A lo largo de la historia se ha estudiado desde la filosofía, cientos de temas, muchos de ellos del día a día, que casi nunca nos paramos a pensar en ellos. Los Estoicos, en la antigua Grecia, ya hablaron de la felicidad, de la misma manera que en el siglo XIX lo hizo Arthur Schopenhauer, a pesar de ser conocido por hablar de la felicidad desde una perspectiva un tanto pesimista. Este autor afirmaba que la felicidad absoluta no existía, y que lo único que podíamos hacer era buscar el mínimo dolor posible. Él consideraba que la felicidad humana implicaba la alegría del ánimo y el temperamento feliz, la salud del cuerpo, la tranquilidad del espíritu, y disponer de bienes externos en una medida muy reducida (diferenciados por bienes naturales y necesarios , bienes naturales y no necesarios, y bienes no naturales y no necesarios). De este modo, disponer de bienes innecesarios nos lleva a la infelicidad. Muchos de estos bienes no nos hacen sino esclavos de estos, obligándonos a endeudarnos en algunos casos, o a estar continuamente pendientes de ellos, y esto, según Schopenhauer, nos da la infelicidad.
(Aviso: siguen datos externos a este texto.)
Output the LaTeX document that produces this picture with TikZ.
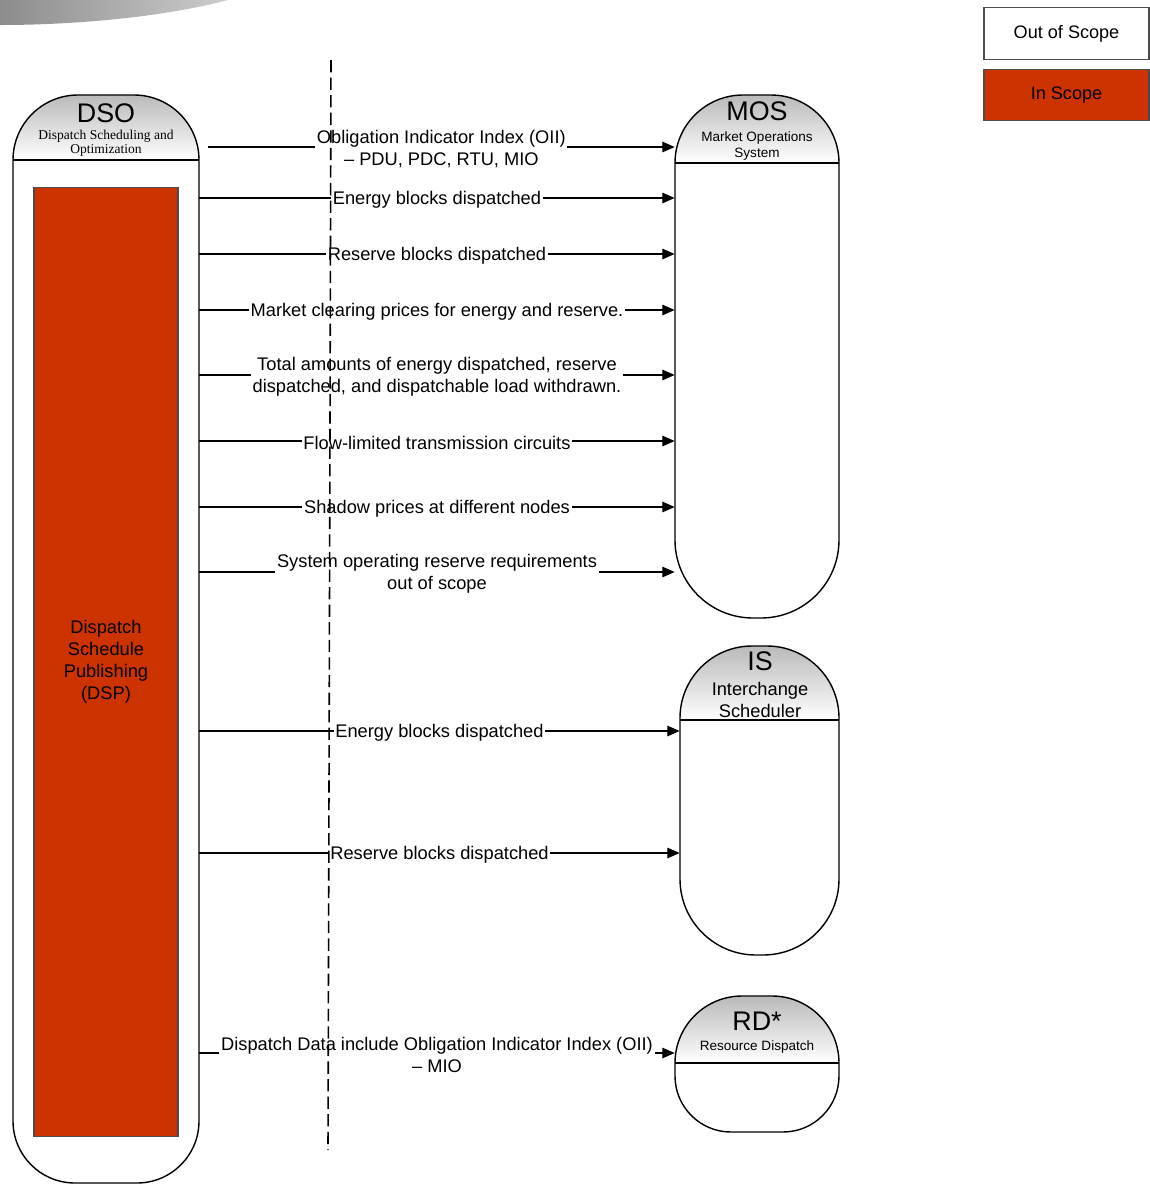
\documentclass[tikz,border=0pt]{standalone}
\usepackage{fontspec}
\setmainfont{Liberation Sans}
\newfontfamily\timesfont{Liberation Serif}
\usetikzlibrary{arrows.meta}
\definecolor{scopered}{RGB}{204,51,0}

% swimlane: name, left x, right x, top y, divider y, bottom y, top radius, bottom radius (all in px)
\newcommand{\lane}[8]{%
  \shade[top color=black!27, bottom color=white]
    (#2,-#5) -- (#2,{-#4-#7}) arc[start angle=180, end angle=90, radius={#7*0.02cm}]
    -- ({#3-#7},-#4) arc[start angle=90, end angle=0, radius={#7*0.02cm}] -- (#3,-#5) -- cycle;
  \draw[laneline] (#2,{-#4-#7}) arc[start angle=180, end angle=90, radius={#7*0.02cm}]
    -- ({#3-#7},-#4) arc[start angle=90, end angle=0, radius={#7*0.02cm}]
    -- (#3,{-#6+#8}) arc[start angle=0, end angle=-90, radius={#8*0.02cm}]
    -- ({#2+#8},-#6) arc[start angle=-90, end angle=-180, radius={#8*0.02cm}] -- cycle;
  \draw[laneline] (#2,-#5) -- (#3,-#5);
  \node[inner sep=0pt, minimum width={(#3-#2)*0.02cm}, minimum height={(#6-#4)*0.02cm}] (#1)
    at ({(#2+#3)/2},{-(#4+#6)/2}) {};
}

\tikzset{
  laneline/.style={draw=black, line width=0.8pt},
  flow/.style={draw=black, line width=0.6pt, -{Triangle[length=7pt,width=6pt]}},
  msg/.style={fill=white, inner sep=1pt, yshift=-1pt, align=center, font=\fontsize{10.4}{12.5}\selectfont},
  lanetitle/.style={inner sep=0pt, font=\fontsize{15.3}{15}\selectfont},
  lanesub/.style={inner sep=0pt, align=center, font=\fontsize{7.7}{9.6}\selectfont},
  legendbox/.style={draw=black!70, line width=0.6pt, minimum width=3.3cm, minimum height=1.03cm, font=\fontsize{10.3}{12}\selectfont},
  divider/.style={draw=black, line width=0.9pt, dash pattern=on 7pt off 3pt},
}

\begin{document}
\begin{tikzpicture}[x=0.02cm, y=0.02cm]
  \useasboundingbox (0,0) rectangle (1150,-1184);

  % banner swoosh
  \shade[left color=black!45, right color=black!20] (0,0) -- (228,0) .. controls (160,-18) and (70,-25) .. (0,-25) -- cycle;

  % legend
  \node[legendbox, fill=white] (outscope) at (1066.5,-33.5) {Out of Scope};
  \node[legendbox, fill=scopered] (inscope) at (1066.5,-95) {In Scope};

  % lanes
  \lane{dso}{13}{199}{95}{160}{1183}{65}{62}
  \lane{mos}{675}{839}{95}{163}{618}{68}{78}
  \lane{is}{680}{839}{646}{720}{955}{72}{76}
  \lane{rd}{675}{839}{996}{1063}{1132}{67}{56}

  \node[lanetitle] (dso-title) at (106,-113) {DSO};
  \node[lanesub, font=\timesfont\fontsize{7.7}{8}\selectfont] (dso-sub) at (106,-143) {Dispatch Scheduling and\\Optimization};
  \node[lanetitle] (mos-title) at (757,-111) {MOS};
  \node[lanesub] (mos-sub) at (757,-146) {Market Operations\\System};
  \node[lanetitle] (is-title) at (760,-661) {IS};
  \node[lanesub, font=\fontsize{10.4}{12.5}\selectfont] (is-sub) at (760,-700) {Interchange\\Scheduler};
  \node[lanetitle] (rd-title) at (757,-1021) {RD*};
  \node[lanesub] (rd-sub) at (757,-1047) {Resource Dispatch};

  \node[draw=black!70, line width=0.6pt, fill=scopered, minimum width=2.88cm, minimum height=19cm,
        align=center, font=\fontsize{10.4}{12.5}\selectfont] (dsp) at (106,-662)
        {Dispatch\\Schedule\\Publishing\\(DSP)};

  % messages to MOS
  \coordinate (oii-start) at (208,-147);
  \draw[flow] (oii-start) -- (mos.west |- oii-start)
    node[midway, msg] {Obligation Indicator Index (OII)\\– PDU, PDC, RTU, MIO};
  \draw[flow] (dso.east |- 0,-198) -- (mos.west |- 0,-198) node[midway, msg] {Energy blocks dispatched};
  \draw[flow] (dso.east |- 0,-254) -- (mos.west |- 0,-254) node[midway, msg] {Reserve blocks dispatched};
  \draw[flow] (dso.east |- 0,-310) -- (mos.west |- 0,-310) node[midway, msg] {Market clearing prices for energy and reserve.};
  \draw[flow] (dso.east |- 0,-375) -- (mos.west |- 0,-375)
    node[midway, msg] {Total amounts of energy dispatched, reserve\\dispatched, and dispatchable load withdrawn.};
  \draw[flow] (dso.east |- 0,-441) -- (mos.west |- 0,-441) node[midway, msg] {Flow-limited transmission circuits};
  \draw[flow] (dso.east |- 0,-507) -- (mos.west |- 0,-507) node[midway, msg] {Shadow prices at different nodes};
  \draw[flow] (dso.east |- 0,-572) -- (mos.west |- 0,-572)
    node[midway, msg] {System operating reserve requirements\\out of scope};

  % messages to IS
  \draw[flow] (dso.east |- 0,-731) -- (is.west |- 0,-731) node[midway, msg] {Energy blocks dispatched};
  \draw[flow] (dso.east |- 0,-853) -- (is.west |- 0,-853) node[midway, msg] {Reserve blocks dispatched};

  % message to RD
  \draw[flow] (dso.east |- 0,-1053) -- (rd.west |- 0,-1053)
    node[midway, msg] {Dispatch Data include Obligation Indicator Index (OII)\\– MIO};

  % scope boundary
  \coordinate (bound-top) at (331,-60);
  \coordinate (bound-bot) at (328,-1150);
  \draw[divider] (bound-top) -- (bound-bot);
\end{tikzpicture}
\end{document}
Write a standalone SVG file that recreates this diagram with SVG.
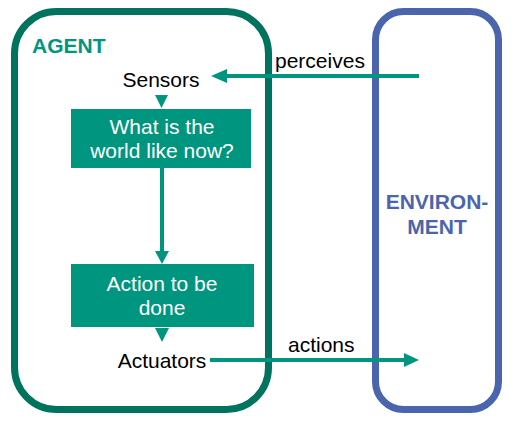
<svg xmlns="http://www.w3.org/2000/svg" width="513" height="421" viewBox="0 0 513 421">
<defs>
<style>
text{font-family:"Liberation Sans",Arial,sans-serif;font-size:21px}
.lbl{fill:#000}
.wt{fill:#fff;text-anchor:middle}
.box{fill:#00957f}
.conn{stroke:#00957f;stroke-width:4;fill:none}
.head{fill:#00957f}
</style>
</defs>
<rect width="513" height="421" fill="#fff"/>
<g id="agent">
<rect x="14.5" y="11.5" width="254" height="398" rx="42" fill="none" stroke="#00735f" stroke-width="7"/>
<text x="32" y="53" font-weight="bold" fill="#00957f">AGENT</text>
</g>
<g id="environment">
<rect x="375.5" y="11.5" width="123" height="398" rx="28" fill="none" stroke="#4a65ad" stroke-width="7"/>
<text x="437" y="209" font-weight="bold" fill="#4a65ad" text-anchor="middle">ENVIRON-</text>
<text x="437" y="234" font-weight="bold" fill="#4a65ad" text-anchor="middle">MENT</text>
</g>
<g id="sensors"><text class="lbl" x="161" y="87" text-anchor="middle">Sensors</text></g>
<g id="world">
<rect class="box" x="71" y="109" width="180" height="59"/>
<text class="wt" x="162" y="134">What is the</text>
<text class="wt" x="162" y="158">world like now?</text>
</g>
<g id="action">
<rect class="box" x="71" y="264" width="183" height="63"/>
<text class="wt" x="162" y="291">Action to be</text>
<text class="wt" x="162" y="315">done</text>
</g>
<g id="actuators"><text class="lbl" x="162" y="368" text-anchor="middle">Actuators</text></g>
<g id="connectors">
<line class="conn" x1="419" y1="76" x2="224" y2="76"/>
<polygon class="head" points="211,76 227,69 227,83"/>
<text class="lbl" x="275" y="68">perceives</text>
<polygon class="head" points="155,95 168,95 161.5,108"/>
<line class="conn" x1="162" y1="168" x2="162" y2="252"/>
<polygon class="head" points="155,251 169,251 162,264"/>
<polygon class="head" points="155,328 169,328 162,342"/>
<line class="conn" x1="210" y1="360" x2="406" y2="360"/>
<polygon class="head" points="419,360 404,353 404,367"/>
<text class="lbl" x="288" y="352">actions</text>
</g>
</svg>
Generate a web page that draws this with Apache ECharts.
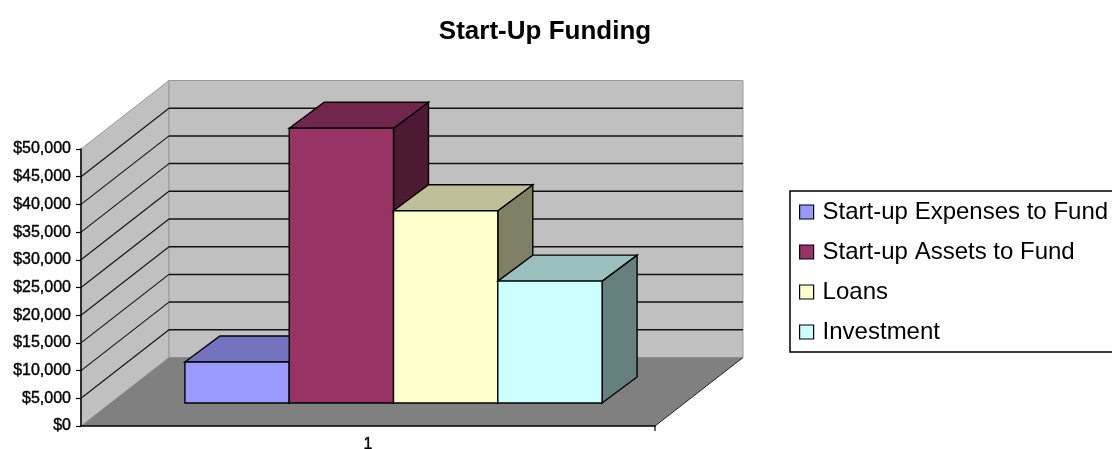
<!DOCTYPE html>
<html>
<head>
<meta charset="utf-8">
<style>html,body{margin:0;padding:0;background:#fff;overflow:hidden}#chart{width:1112px;height:449px}</style>
<script src="https://cdn.jsdelivr.net/npm/echarts@6/dist/echarts.min.js"></script>
</head>
<body>
<div id="chart"></div>
<script>
// Start-up funding figures, in dollars
const categories = ['1'];
const seriesNames = ['Start-up Expenses to Fund', 'Start-up Assets to Fund', 'Loans', 'Investment'];
const seriesValues = [7400, 49600, 34700, 22000];
const frontColors = ['#9999FF', '#993366', '#FFFFCC', '#CCFFFF'];
const topColors = ['#7373BF', '#73264D', '#BFBF99', '#99BFBF'];
const sideColors = ['#4D4D80', '#4D1A33', '#808066', '#668080'];
const valueTicks = [5000, 10000, 15000, 20000, 25000, 30000, 35000, 40000, 45000, 50000];

// Oblique projection of the box: how far the back plane shifts from the front plane
const DEPTH_X = 88, DEPTH_Y = -68.5;
// Bars stand inside the box, shifted back from the front plane
const BAR_SHIFT_X = 25.5, BAR_SHIFT_Y = -23;
const BAR_DEPTH_X = 35, BAR_DEPTH_Y = -26;
const BAR_WIDTH_SHARE = 0.1817;
const CORNER_TICK = 5;

function poly(points, fill, stroke, lineWidth) {
  return {
    type: 'polygon',
    shape: { points },
    style: { fill, stroke: stroke || null, lineWidth: lineWidth || 0 }
  };
}
function seg(a, b, stroke, lineWidth) {
  return {
    type: 'line',
    shape: { x1: a[0], y1: a[1], x2: b[0], y2: b[1] },
    style: { stroke, lineWidth }
  };
}

// Side wall, back wall, floor and their gridlines, placed from the value axis
function renderFrame(params, api) {
  const origin = api.coord([0, 0]);
  const width = api.size([1, 0])[0];
  const left = origin[0] - width / 2;
  const right = origin[0] + width / 2;
  const base = origin[1];
  const topY = api.coord([0, valueTicks[valueTicks.length - 1]])[1];
  const children = [
    poly([[left, topY], [left + DEPTH_X, topY + DEPTH_Y], [left + DEPTH_X, base + DEPTH_Y], [left, base]], '#C0C0C0', '#999', 1),
    poly([[left + DEPTH_X, topY + DEPTH_Y], [right + DEPTH_X, topY + DEPTH_Y], [right + DEPTH_X, base + DEPTH_Y], [left + DEPTH_X, base + DEPTH_Y]], '#C0C0C0', '#999', 1),
    poly([[left, base], [left + DEPTH_X, base + DEPTH_Y], [right + DEPTH_X, base + DEPTH_Y], [right, base]], '#808080')
  ];
  valueTicks.slice(0, -1).forEach(function (tick) {
    const y = api.coord([0, tick])[1];
    children.push(seg([left, y], [left + DEPTH_X, y + DEPTH_Y], '#111', 1.1));
    children.push(seg([left + DEPTH_X, y + DEPTH_Y], [right + DEPTH_X, y + DEPTH_Y], '#111', 1.5));
  });
  children.push(seg([right, base], [right + DEPTH_X, base + DEPTH_Y], '#222', 1));
  children.push(seg([right, base], [right, base + CORNER_TICK], '#000', 1.2));
  return { type: 'group', children };
}

// One oblique bar: side and top faces behind the front face
function renderBar(index) {
  return function (params, api) {
    const base = api.coord([api.value(0), 0]);
    const top = api.coord([api.value(0), api.value(1)]);
    const w = api.size([1, 0])[0] * BAR_WIDTH_SHARE;
    const x0 = base[0] + BAR_SHIFT_X + (index - seriesNames.length / 2) * w;
    const x1 = x0 + w;
    const y0 = base[1] + BAR_SHIFT_Y;
    const y1 = top[1] + BAR_SHIFT_Y;
    const dx = BAR_DEPTH_X, dy = BAR_DEPTH_Y;
    return {
      type: 'group',
      children: [
        poly([[x1, y0], [x1 + dx, y0 + dy], [x1 + dx, y1 + dy], [x1, y1]], sideColors[index], '#000', 1.4),
        poly([[x0, y1], [x0 + dx, y1 + dy], [x1 + dx, y1 + dy], [x1, y1]], topColors[index], '#000', 1.4),
        poly([[x0, y0], [x1, y0], [x1, y1], [x0, y1]], frontColors[index], '#000', 1.4)
      ]
    };
  };
}

const chart = echarts.init(document.getElementById('chart'), null, { renderer: 'canvas' });
chart.setOption({
  animation: false,
  backgroundColor: '#fff',
  title: {
    text: 'Start-Up Funding',
    left: 540,
    top: 14,
    textAlign: 'center',
    textStyle: { fontFamily: 'Liberation Sans', fontWeight: 'bold', fontSize: 26, color: '#000' }
  },
  legend: {
    orient: 'vertical',
    left: 790,
    top: 191,
    padding: [9, 40, 8, 9],
    itemGap: 16,
    itemWidth: 14,
    itemHeight: 14,
    icon: 'rect',
    borderColor: '#000',
    borderWidth: 1.5,
    data: seriesNames,
    itemStyle: { borderColor: '#000', borderWidth: 1.2 },
    textStyle: { fontFamily: 'Liberation Sans', fontSize: 24, lineHeight: 24, color: '#000', padding: [0, 0, 0, 4] }
  },
  grid: { left: 81, right: 457, top: 149, bottom: 23, outerBoundsMode: 'none' },
  xAxis: {
    type: 'category',
    data: categories,
    z: 20,
    axisLine: { lineStyle: { color: '#000', width: 1.5 } },
    axisTick: { show: false },
    axisLabel: { color: '#000', fontFamily: 'Liberation Sans', fontSize: 16, margin: 11, textBorderColor: '#000', textBorderWidth: 0.4 }
  },
  yAxis: {
    type: 'value',
    min: 0,
    max: 50000,
    interval: 5000,
    z: 20,
    splitLine: { show: false },
    axisLine: { show: true, lineStyle: { color: '#000', width: 1.5 } },
    axisTick: { show: true, length: 5, lineStyle: { color: '#000', width: 1.2 } },
    axisLabel: {
      color: '#000',
      fontFamily: 'Liberation Sans',
      fontSize: 16,
      margin: 10,
      textBorderColor: '#000',
      textBorderWidth: 0.4,
      formatter: function (v) { return '$' + v.toLocaleString('en-US'); }
    }
  },
  series: [
    { type: 'custom', name: 'frame', renderItem: renderFrame, data: [[0, 0]], z: 1, silent: true, tooltip: { show: false } }
  ].concat(seriesNames.map(function (name, i) {
    return {
      type: 'custom',
      name,
      renderItem: renderBar(i),
      data: [[0, seriesValues[i]]],
      encode: { x: 0, y: 1 },
      itemStyle: { color: frontColors[i] },
      z: 2 + i
    };
  }))
});
</script>
</body>
</html>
Todo bien tiene su proceso de fabricación en el que se necesitan unos recursos y se generan unos residuos, que en muchos casos terminan contaminando el planeta. Si bien hasta antes del confinamiento no se veía claro que fuéramos capaces de reducir la contaminación, se ha demostrado que es totalmente posible y factible, pero hemos necesitado una epidemia a nivel mundial que ha provocado miles de muertes en todo el mundo para poder comprobar que es posible detener el planeta y dejar de endeudarnos por comprar cosas inútiles, que no nos sirven para nada, aunque creamos que vayan a solucionar todos nuestros problemas. Quizás habría que hacer una parada de vez en cuando para dar un descanso a nuestro planeta y garantizarnos así un mejor lugar para vivir.

Ya nos lo decía Epicuro mucho tiempo antes que Schopenhauer: «La riqueza coincidente con la naturaleza está delimitada y es fácil de conseguir, pero la de las vanas ambiciones se derrama al infinito». Mejor dicho, nunca tenemos suficiente y siempre queremos más bienes, muchas veces inecesarios. Tenemos la necesidad de causar cierta envidia al resto de la sociedad, para llegar al estatus que se pretende conseguir.

En la sociedad actual, donde todo fluye de manera líquida tal y como dice Zygmunt Bauman, se fomenta el consumo rápido, inmediato. Buscamos obtener bienes de la forma más rápida posible, sin tener en cuenta de donde viene ni cómo se ha creado. Y cada vez más las nuevas generaciones no conocen el coste de obtener y ni siquiera fabricar uno de estos bienes. No nos paramos a pensar en ello. Sabemos que está ahí, pero no cómo se ha convertido en lo que es. Si la industria tuviera paredes de cristal nos horrorizaríamos en muchos casos y quizá cambiaríamos nuestro estilo de vida. Pero para qué engañarme, solamente buscamos comprar, comprar y comprar, tener el bien más preciado para tener un mayor estatus social. Una nueva compra es una nueva presa cazada. Y aún teniendo el uso de la razón, y con una cantidad infame de presas cazadas, muchos no dan por bueno lo que tienen y buscan más. La vanidad se hace con ellos, y solo están pendientes de impresionar a los demás con su ritmo de vida y sus preciosos bienes, lejos del alcance, por lo menos, de una parte del resto de personas. Pero al final, creo que todo ello se puede resumir en una sola frase: aquellos que más se llenan de bienes a su alrededor son los que más vacíos quedan en su interior.

Bueno, doscientos años después, parece ser que Schopenhauer no iba tan errado. Así pues, ¿qué es lo que realmente necesitamos para ser felices en pleno siglo XXI?